INSTRUCTION – Write out the data below exactly as given, without any of its pictures.

DATA SEGMENT –
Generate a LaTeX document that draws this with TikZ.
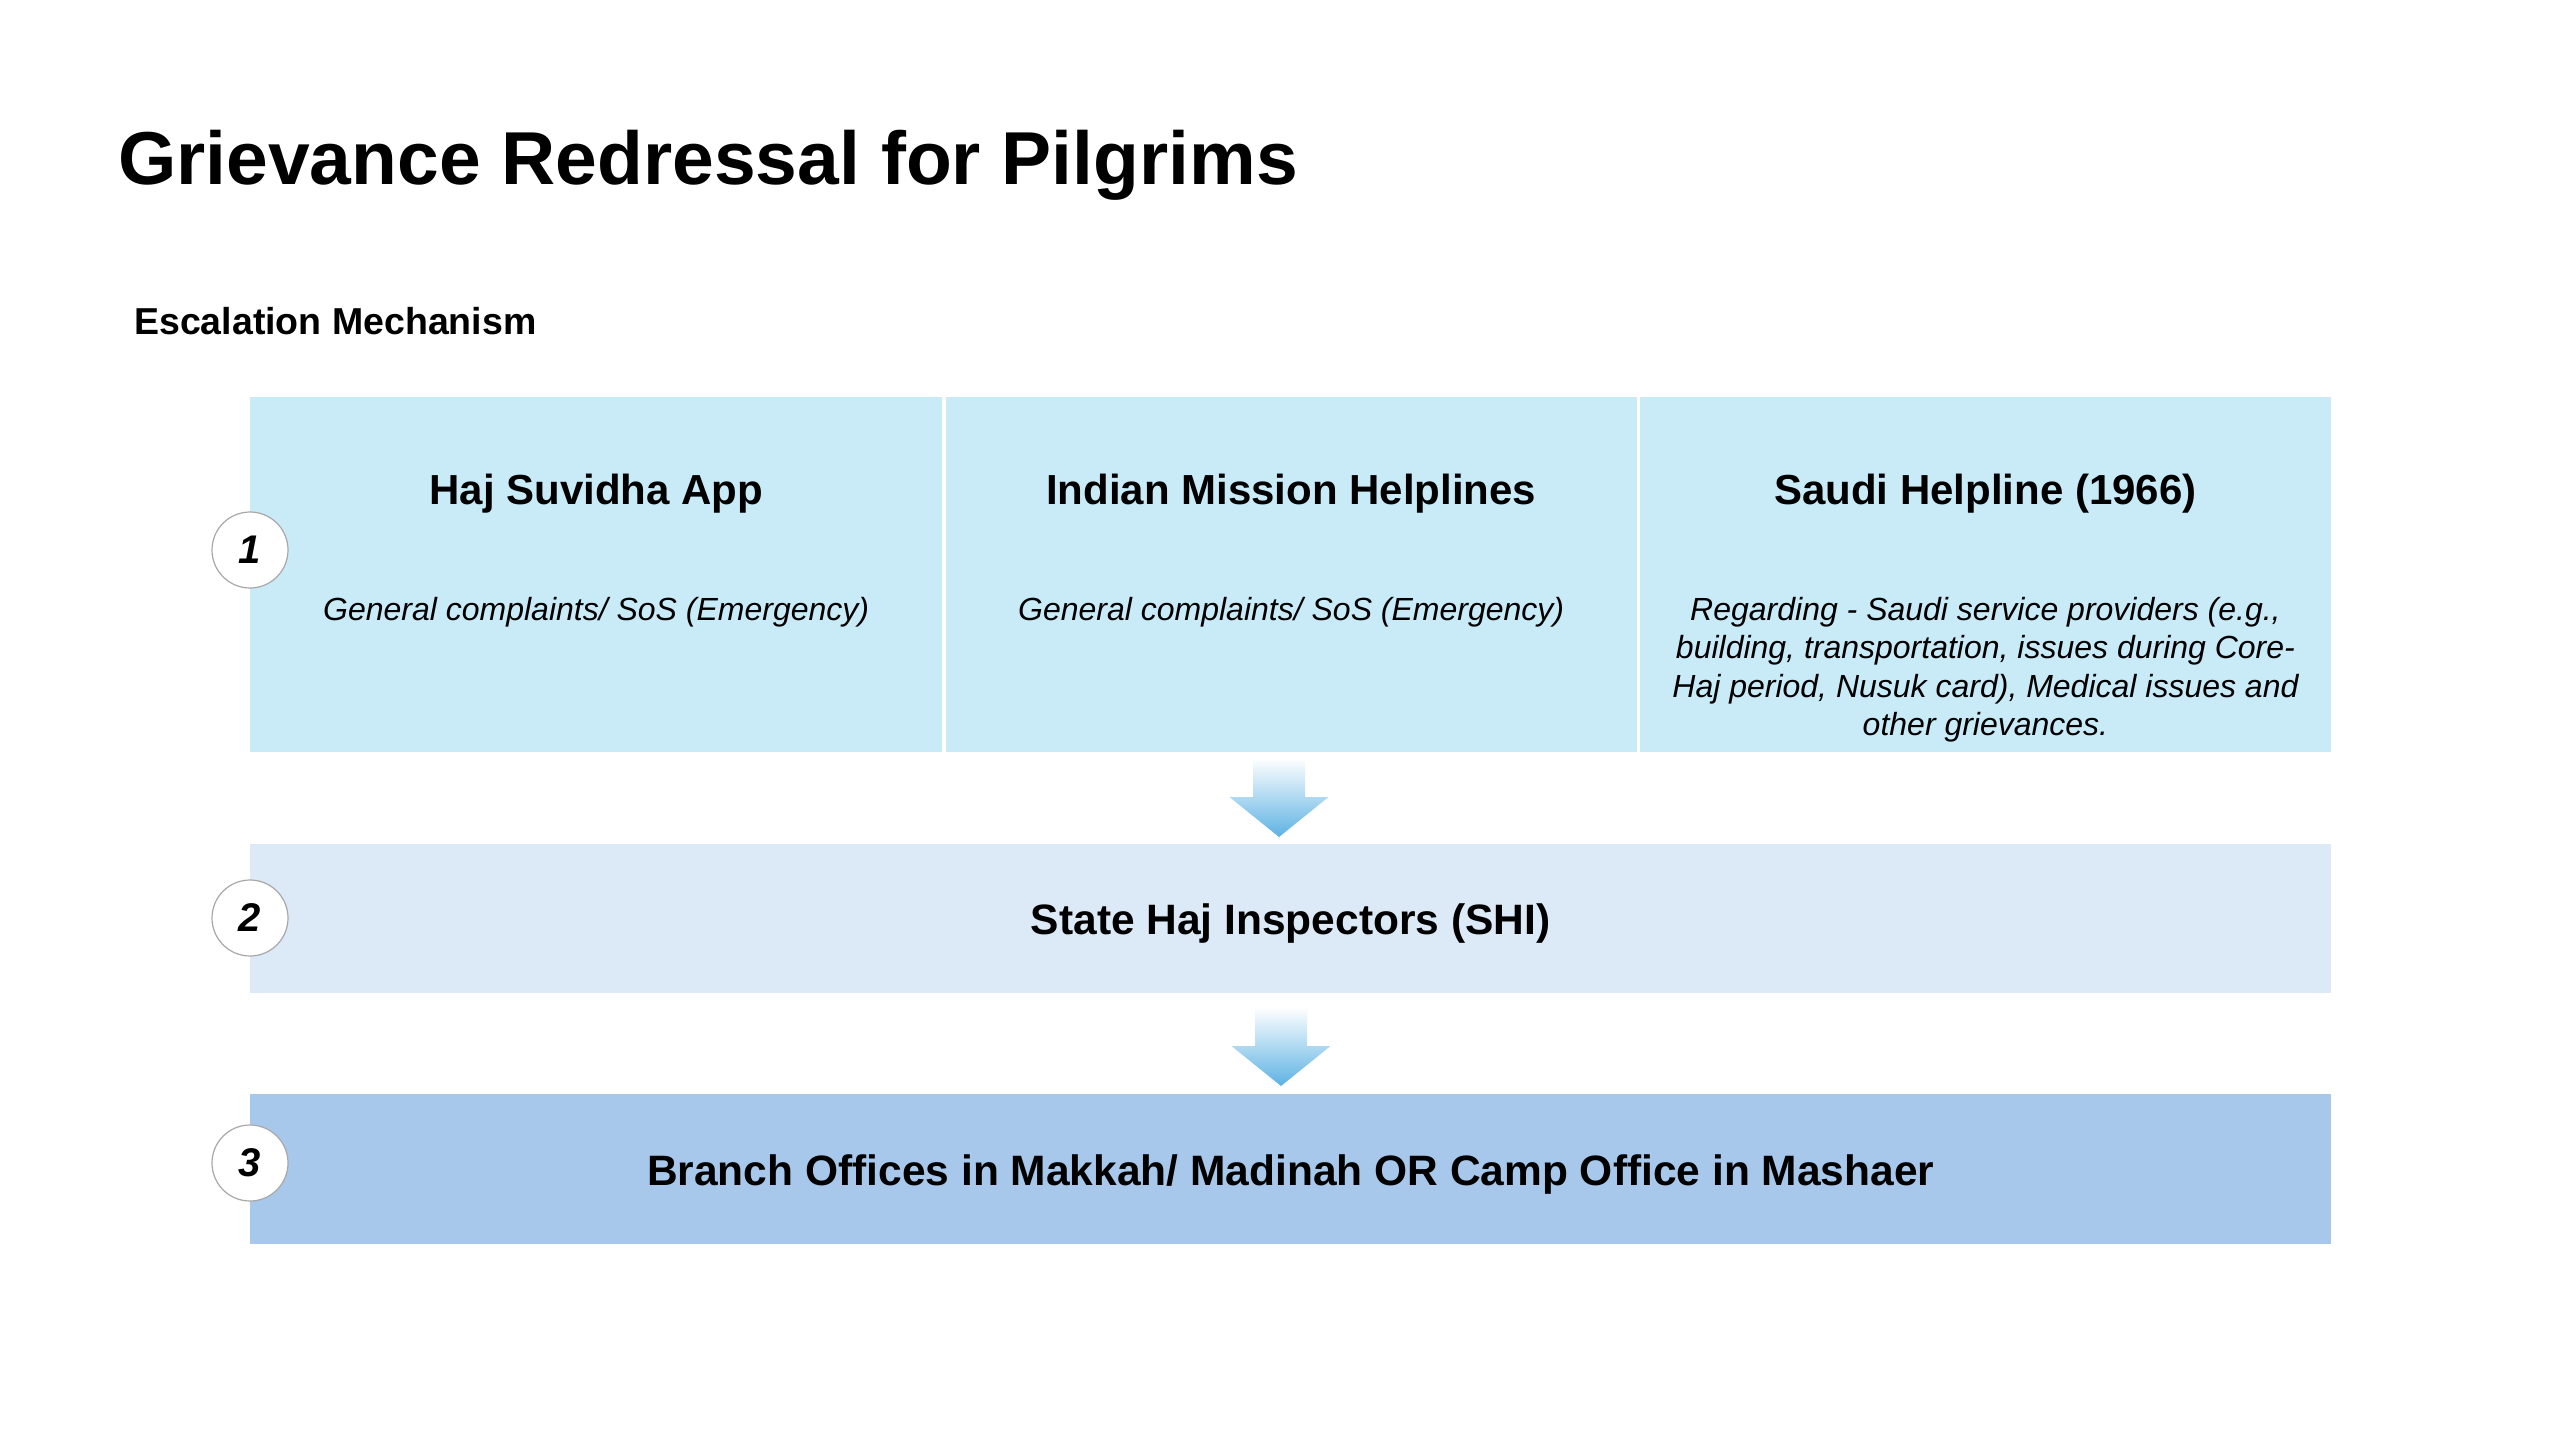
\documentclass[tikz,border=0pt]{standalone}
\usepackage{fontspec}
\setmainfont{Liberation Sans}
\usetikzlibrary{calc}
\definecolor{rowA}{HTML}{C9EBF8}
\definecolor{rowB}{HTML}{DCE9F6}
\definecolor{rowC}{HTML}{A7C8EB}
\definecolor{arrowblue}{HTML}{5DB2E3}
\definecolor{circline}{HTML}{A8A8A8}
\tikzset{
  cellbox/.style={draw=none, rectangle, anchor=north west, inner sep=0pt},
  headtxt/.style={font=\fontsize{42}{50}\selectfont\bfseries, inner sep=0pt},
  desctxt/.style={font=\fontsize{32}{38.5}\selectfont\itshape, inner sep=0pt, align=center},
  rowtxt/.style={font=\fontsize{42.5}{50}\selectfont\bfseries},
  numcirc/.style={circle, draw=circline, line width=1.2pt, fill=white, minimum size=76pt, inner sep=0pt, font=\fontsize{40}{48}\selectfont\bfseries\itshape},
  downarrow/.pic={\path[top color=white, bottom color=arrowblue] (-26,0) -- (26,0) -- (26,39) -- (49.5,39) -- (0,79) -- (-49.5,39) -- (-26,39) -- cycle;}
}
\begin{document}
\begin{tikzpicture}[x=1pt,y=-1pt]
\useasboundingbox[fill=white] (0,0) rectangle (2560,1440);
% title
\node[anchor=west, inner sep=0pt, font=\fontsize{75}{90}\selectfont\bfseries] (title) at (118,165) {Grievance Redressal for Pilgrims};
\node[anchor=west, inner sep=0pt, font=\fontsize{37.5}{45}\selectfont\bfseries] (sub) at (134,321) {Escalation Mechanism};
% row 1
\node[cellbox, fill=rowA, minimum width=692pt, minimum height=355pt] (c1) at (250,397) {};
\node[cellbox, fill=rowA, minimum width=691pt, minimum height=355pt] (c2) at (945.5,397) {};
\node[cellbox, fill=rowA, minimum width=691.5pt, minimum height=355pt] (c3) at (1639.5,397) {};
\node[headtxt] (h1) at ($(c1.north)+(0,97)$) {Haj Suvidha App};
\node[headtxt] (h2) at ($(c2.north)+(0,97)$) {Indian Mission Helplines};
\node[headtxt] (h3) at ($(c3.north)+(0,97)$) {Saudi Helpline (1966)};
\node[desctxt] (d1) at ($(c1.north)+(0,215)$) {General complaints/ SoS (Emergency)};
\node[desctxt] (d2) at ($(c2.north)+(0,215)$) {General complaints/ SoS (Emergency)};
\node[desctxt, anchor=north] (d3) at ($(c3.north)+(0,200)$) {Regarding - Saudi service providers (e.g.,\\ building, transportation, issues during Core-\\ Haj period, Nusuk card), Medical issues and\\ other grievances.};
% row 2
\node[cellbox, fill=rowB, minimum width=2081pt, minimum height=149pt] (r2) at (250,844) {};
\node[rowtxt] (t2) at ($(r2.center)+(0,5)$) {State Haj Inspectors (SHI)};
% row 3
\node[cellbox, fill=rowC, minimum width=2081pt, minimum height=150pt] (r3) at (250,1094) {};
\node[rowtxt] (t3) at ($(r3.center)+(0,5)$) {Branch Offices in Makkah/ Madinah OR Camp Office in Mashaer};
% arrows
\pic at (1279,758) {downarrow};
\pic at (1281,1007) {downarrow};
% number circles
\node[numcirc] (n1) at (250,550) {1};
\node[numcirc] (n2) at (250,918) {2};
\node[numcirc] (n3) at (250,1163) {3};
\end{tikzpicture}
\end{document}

EXERCISE RESPONSE –
Generate a LaTeX document that draws this with TikZ.
\documentclass[tikz,border=0pt]{standalone}
\usepackage{fontspec}
\setmainfont{Liberation Sans}
\usetikzlibrary{calc}
\definecolor{rowA}{HTML}{C9EBF8}
\definecolor{rowB}{HTML}{DCE9F6}
\definecolor{rowC}{HTML}{A7C8EB}
\definecolor{arrowblue}{HTML}{5DB2E3}
\definecolor{circline}{HTML}{A8A8A8}
\tikzset{
  cellbox/.style={draw=none, rectangle, anchor=north west, inner sep=0pt},
  headtxt/.style={font=\fontsize{42}{50}\selectfont\bfseries, inner sep=0pt},
  desctxt/.style={font=\fontsize{32}{38.5}\selectfont\itshape, inner sep=0pt, align=center},
  rowtxt/.style={font=\fontsize{42.5}{50}\selectfont\bfseries},
  numcirc/.style={circle, draw=circline, line width=1.2pt, fill=white, minimum size=76pt, inner sep=0pt, font=\fontsize{40}{48}\selectfont\bfseries\itshape},
  downarrow/.pic={\path[top color=white, bottom color=arrowblue] (-26,0) -- (26,0) -- (26,39) -- (49.5,39) -- (0,79) -- (-49.5,39) -- (-26,39) -- cycle;}
}
\begin{document}
\begin{tikzpicture}[x=1pt,y=-1pt]
\useasboundingbox[fill=white] (0,0) rectangle (2560,1440);
% title
\node[anchor=west, inner sep=0pt, font=\fontsize{75}{90}\selectfont\bfseries] (title) at (118,165) {Grievance Redressal for Pilgrims};
\node[anchor=west, inner sep=0pt, font=\fontsize{37.5}{45}\selectfont\bfseries] (sub) at (134,321) {Escalation Mechanism};
% row 1
\node[cellbox, fill=rowA, minimum width=692pt, minimum height=355pt] (c1) at (250,397) {};
\node[cellbox, fill=rowA, minimum width=691pt, minimum height=355pt] (c2) at (945.5,397) {};
\node[cellbox, fill=rowA, minimum width=691.5pt, minimum height=355pt] (c3) at (1639.5,397) {};
\node[headtxt] (h1) at ($(c1.north)+(0,97)$) {Haj Suvidha App};
\node[headtxt] (h2) at ($(c2.north)+(0,97)$) {Indian Mission Helplines};
\node[headtxt] (h3) at ($(c3.north)+(0,97)$) {Saudi Helpline (1966)};
\node[desctxt] (d1) at ($(c1.north)+(0,215)$) {General complaints/ SoS (Emergency)};
\node[desctxt] (d2) at ($(c2.north)+(0,215)$) {General complaints/ SoS (Emergency)};
\node[desctxt, anchor=north] (d3) at ($(c3.north)+(0,200)$) {Regarding - Saudi service providers (e.g.,\\ building, transportation, issues during Core-\\ Haj period, Nusuk card), Medical issues and\\ other grievances.};
% row 2
\node[cellbox, fill=rowB, minimum width=2081pt, minimum height=149pt] (r2) at (250,844) {};
\node[rowtxt] (t2) at ($(r2.center)+(0,5)$) {State Haj Inspectors (SHI)};
% row 3
\node[cellbox, fill=rowC, minimum width=2081pt, minimum height=150pt] (r3) at (250,1094) {};
\node[rowtxt] (t3) at ($(r3.center)+(0,5)$) {Branch Offices in Makkah/ Madinah OR Camp Office in Mashaer};
% arrows
\pic at (1279,758) {downarrow};
\pic at (1281,1007) {downarrow};
% number circles
\node[numcirc] (n1) at (250,550) {1};
\node[numcirc] (n2) at (250,918) {2};
\node[numcirc] (n3) at (250,1163) {3};
\end{tikzpicture}
\end{document}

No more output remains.